| Material to process |
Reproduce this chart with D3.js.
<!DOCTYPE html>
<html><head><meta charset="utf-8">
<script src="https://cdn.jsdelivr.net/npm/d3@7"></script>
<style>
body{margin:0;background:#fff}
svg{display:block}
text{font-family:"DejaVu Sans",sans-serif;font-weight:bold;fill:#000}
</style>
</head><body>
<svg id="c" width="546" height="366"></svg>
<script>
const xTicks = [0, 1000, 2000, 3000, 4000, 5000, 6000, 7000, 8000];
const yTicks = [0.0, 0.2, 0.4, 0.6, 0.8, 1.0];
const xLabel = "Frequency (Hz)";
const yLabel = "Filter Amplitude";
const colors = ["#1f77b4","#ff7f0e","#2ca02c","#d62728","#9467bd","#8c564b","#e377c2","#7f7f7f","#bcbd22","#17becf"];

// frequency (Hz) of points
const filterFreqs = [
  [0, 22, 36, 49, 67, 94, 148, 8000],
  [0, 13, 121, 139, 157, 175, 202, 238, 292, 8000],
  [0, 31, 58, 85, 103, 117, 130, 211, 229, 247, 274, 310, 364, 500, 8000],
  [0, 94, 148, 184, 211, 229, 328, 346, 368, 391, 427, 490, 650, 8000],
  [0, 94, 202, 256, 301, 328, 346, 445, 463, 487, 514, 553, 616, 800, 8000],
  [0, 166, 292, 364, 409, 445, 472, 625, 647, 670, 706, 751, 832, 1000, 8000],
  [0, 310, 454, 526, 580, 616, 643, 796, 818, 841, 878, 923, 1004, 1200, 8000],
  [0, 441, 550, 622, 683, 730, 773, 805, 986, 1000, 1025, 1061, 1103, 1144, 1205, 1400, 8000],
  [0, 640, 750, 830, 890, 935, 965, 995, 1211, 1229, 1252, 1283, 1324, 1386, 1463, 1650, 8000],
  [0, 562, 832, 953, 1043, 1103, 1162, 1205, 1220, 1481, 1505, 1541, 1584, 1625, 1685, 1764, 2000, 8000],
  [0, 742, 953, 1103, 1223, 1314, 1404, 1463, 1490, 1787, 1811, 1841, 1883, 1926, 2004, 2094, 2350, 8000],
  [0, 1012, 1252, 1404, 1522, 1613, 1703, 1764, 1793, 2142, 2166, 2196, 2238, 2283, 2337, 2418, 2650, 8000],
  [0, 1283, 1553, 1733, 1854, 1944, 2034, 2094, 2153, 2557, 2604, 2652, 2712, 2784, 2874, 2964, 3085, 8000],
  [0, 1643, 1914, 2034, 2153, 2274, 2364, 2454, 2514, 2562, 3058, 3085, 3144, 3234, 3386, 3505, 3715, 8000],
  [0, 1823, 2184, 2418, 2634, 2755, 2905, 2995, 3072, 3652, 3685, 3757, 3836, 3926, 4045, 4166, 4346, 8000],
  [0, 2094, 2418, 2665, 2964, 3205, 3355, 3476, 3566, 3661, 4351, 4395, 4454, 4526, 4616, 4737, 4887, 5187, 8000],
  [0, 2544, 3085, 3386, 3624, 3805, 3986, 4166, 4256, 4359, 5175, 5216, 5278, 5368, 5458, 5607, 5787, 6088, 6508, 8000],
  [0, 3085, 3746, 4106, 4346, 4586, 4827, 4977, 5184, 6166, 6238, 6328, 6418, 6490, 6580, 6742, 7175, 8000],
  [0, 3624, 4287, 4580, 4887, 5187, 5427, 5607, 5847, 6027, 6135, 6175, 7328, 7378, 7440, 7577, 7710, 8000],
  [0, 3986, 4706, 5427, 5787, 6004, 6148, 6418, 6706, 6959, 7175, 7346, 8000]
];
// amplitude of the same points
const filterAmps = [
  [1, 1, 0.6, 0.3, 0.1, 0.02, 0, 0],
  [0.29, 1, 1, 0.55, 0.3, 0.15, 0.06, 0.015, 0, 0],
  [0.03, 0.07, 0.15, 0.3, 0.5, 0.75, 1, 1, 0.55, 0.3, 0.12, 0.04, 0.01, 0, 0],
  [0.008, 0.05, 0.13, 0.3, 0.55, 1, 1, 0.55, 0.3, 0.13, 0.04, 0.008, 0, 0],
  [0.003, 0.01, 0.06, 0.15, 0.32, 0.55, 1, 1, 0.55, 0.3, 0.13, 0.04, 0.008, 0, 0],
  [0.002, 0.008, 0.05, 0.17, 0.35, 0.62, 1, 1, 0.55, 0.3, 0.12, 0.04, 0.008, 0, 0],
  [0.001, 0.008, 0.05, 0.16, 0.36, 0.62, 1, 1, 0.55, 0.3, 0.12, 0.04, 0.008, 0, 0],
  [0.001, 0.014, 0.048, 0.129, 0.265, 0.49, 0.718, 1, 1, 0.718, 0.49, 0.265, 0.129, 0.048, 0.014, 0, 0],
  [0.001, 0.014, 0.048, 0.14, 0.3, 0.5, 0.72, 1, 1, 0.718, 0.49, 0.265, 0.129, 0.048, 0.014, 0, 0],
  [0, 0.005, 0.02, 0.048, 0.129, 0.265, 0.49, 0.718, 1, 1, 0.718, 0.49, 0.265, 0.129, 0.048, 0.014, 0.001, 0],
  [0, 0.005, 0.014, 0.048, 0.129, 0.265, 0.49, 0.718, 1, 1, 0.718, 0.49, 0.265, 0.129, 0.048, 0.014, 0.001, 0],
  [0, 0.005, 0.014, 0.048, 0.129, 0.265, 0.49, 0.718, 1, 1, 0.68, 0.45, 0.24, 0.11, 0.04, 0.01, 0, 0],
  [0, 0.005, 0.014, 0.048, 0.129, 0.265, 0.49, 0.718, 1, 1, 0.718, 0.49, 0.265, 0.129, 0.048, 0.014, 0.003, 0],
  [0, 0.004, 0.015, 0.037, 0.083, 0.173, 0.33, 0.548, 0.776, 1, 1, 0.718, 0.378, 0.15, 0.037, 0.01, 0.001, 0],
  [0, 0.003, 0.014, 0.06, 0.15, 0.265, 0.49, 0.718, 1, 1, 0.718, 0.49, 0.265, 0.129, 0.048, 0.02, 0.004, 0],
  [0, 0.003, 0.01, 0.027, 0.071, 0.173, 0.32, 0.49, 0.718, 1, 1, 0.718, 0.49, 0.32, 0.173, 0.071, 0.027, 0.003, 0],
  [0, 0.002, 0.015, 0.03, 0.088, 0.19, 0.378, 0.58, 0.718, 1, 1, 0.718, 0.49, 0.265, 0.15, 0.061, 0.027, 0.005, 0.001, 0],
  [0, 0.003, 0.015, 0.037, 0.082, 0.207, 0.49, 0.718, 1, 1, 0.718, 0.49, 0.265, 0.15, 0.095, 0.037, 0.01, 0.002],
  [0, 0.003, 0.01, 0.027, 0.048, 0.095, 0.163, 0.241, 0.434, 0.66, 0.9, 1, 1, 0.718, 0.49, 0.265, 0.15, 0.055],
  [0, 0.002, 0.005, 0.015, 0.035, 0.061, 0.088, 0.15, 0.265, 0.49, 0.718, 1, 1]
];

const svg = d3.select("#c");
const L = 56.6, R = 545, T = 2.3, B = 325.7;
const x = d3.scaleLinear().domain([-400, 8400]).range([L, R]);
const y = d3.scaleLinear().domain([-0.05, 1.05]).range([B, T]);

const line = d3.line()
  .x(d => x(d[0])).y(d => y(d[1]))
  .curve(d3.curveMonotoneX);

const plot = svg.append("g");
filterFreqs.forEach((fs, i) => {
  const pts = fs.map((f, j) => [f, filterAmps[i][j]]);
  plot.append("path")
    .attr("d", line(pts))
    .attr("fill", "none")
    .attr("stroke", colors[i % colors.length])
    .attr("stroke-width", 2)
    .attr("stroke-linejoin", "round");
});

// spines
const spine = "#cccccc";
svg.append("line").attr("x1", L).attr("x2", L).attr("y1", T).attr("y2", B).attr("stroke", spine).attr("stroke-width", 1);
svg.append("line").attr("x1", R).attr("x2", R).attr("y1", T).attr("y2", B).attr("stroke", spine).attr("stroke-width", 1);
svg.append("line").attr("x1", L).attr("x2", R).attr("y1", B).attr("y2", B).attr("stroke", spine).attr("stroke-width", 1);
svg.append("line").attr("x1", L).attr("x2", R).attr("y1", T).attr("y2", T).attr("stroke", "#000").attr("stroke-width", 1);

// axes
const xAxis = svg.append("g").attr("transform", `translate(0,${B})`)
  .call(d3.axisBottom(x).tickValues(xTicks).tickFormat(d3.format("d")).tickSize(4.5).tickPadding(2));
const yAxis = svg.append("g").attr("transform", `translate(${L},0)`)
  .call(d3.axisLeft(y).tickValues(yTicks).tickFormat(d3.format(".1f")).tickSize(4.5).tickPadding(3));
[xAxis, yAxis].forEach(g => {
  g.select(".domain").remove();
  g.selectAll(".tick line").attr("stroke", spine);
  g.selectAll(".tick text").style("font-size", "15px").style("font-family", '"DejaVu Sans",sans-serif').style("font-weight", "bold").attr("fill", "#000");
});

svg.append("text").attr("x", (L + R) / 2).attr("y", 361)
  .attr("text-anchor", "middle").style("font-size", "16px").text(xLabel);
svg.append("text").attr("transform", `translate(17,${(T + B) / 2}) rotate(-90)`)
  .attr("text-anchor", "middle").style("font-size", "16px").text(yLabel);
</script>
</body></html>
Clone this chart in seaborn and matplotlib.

| Goal |
Copy and report every line where the word "chart" is present.

| Written solution |
Reproduce this chart with D3.js.
Clone this chart in seaborn and matplotlib.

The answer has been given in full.